Friday, May 23, 2014

Planting a Rainbow at Lincoln School


 Spring is here!  There are so many types of flowers and they all have their beginnings as either seeds or bulbs.  Lois Ehlert's book, Planting a Rainbow, provides a rudimentary explanation of how flowers grow.  
In art, we used her book to demonstrate the color wheel through different floral compositions.  Look closely and you'll see how students arranged their flowers in ROYGBIV (red, orange, yellow, green, blue, indigo, and violet) order.  They carefully drew, traced and cut out their flowers to create a variety that echoed Ehlert's illustrations.  They are currently on display in the main hallway.


Wednesday, May 21, 2014

Rizzi City

Rizzi is a legendary pop art artist from New York. Born 1950 in Brooklyn.

He created step by step his own colorful world, full of happy pictures, which spray a vision of happy lifetime and joy.  

“Much of my work is about New York City, but above all it is about the people, about how they live. 

New York is a multicultural society where people with all kinds of cultural backgrounds, religions and languages are living together in harmony. 

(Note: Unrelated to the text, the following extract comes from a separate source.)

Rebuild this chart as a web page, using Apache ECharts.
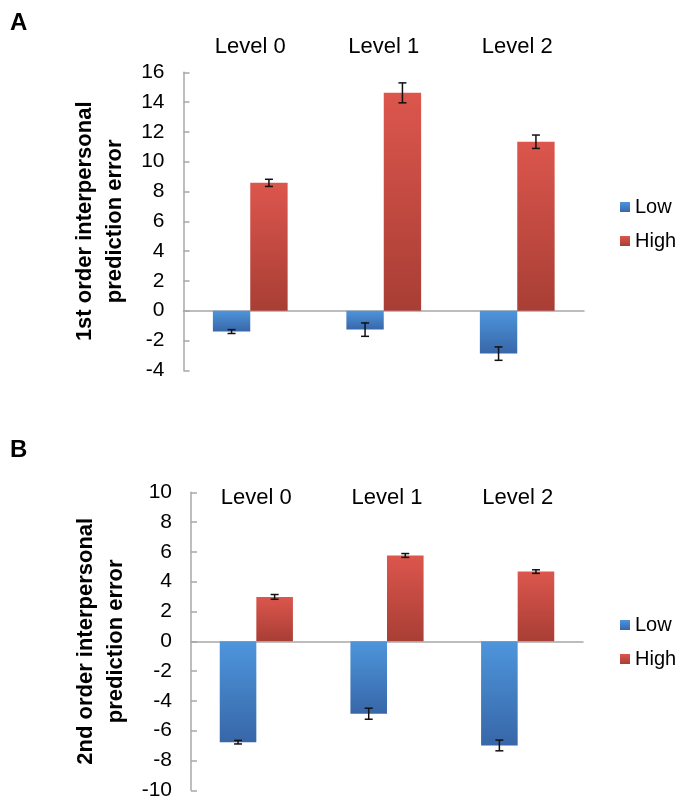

In my work I want to portray the positive side of New York, I want to show how privileged we are to have such a rich and diverse society and that living together in such a community can be a lot of fun.”

James Rizzi video



Matisse Windsocks


In 1941 Matisse was diagnosed with cancer and, following surgery, he started using a wheelchair.  However, Matisse’s extraordinary creativity was not be dampened for long. “Une seconde vie”, a second life, was what he called the last fourteen years of his life. Following an operation he found renewed  and unexpected energies and the beautiful Russian-born assistant, Lydia Delectorskaya, to keep him company. 
Vast in scale (though not always in size), lush and rigorous in color, his cutouts are among the most admired and influential works of Matisse’s entire career.  By maneuvering scissors through prepared sheets of paper, he inaugurated a new phase of his career.
We applied the concept of cutting paper to make shapes found in Matisse’s famous cut paper compositions.  The composition was rolled and turned into a windsock to prove that art can take on many forms and functions – some as whimsical as the works Matisse drew with his scissors!

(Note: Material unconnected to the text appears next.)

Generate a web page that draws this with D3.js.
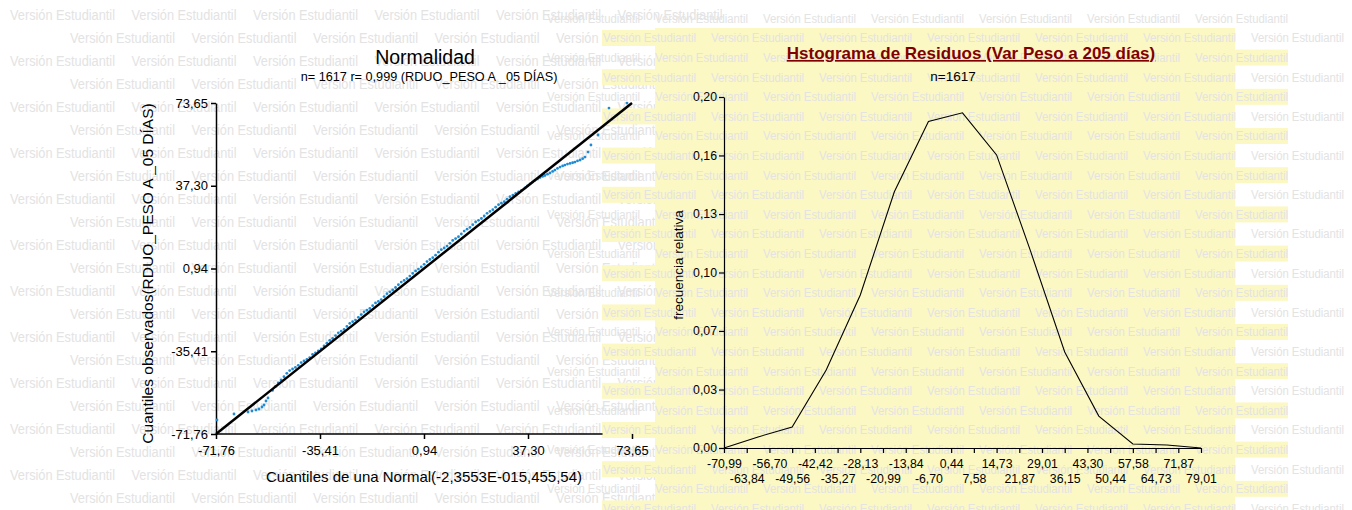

Michael Hall: Author Visit

On March 7, Michael Hall the author of My Heart is Like a Zoo and Perfect Square, visited our Treehouse and shared his book, It's an Orange Aardvark!  To welcome him to our school, we read My Heart is Like a Zoo and Perfect Square and created some artwork inspired by his illustrations.  

Kindergarten students used painted scraps of paper to cut and design environments for their animal pictures.  Their children had to include at least one heart in their animal composition, just like Michael Hall's pictures.  The created homes, forests, and other environments with additional scraps.  Finally, they shared a narrative of their composition to help the viewer appreciate the context of their image.

Jackson Pollock Birdies

 Eva Crawford is a native of Charlotte, North Carolina.  She loves to work with mixed media and teaches high school art.  Her 3 little birds, like the Bob Marley song, sit waiting on her doorstep!
Students sponged and splatter painted a large piece of paper in the style of Crawford and Jackson Pollock.  Later, we cut them into bird shapes and gave them beaks, eyes and legs with oil pastels.  They're currently hanging in the main hallway.

Clay Fortune Cookies

Second grade students created beautiful pop art inspired fortune cookies.  They were able to craft the extra large clay cookies after a few practice rounds making small fortune versions.  

Students designed their cookies with a theme which they later applied to their cookie with sharpie and watercolors.  Later, they designed take out containers to match the theme of their cookies.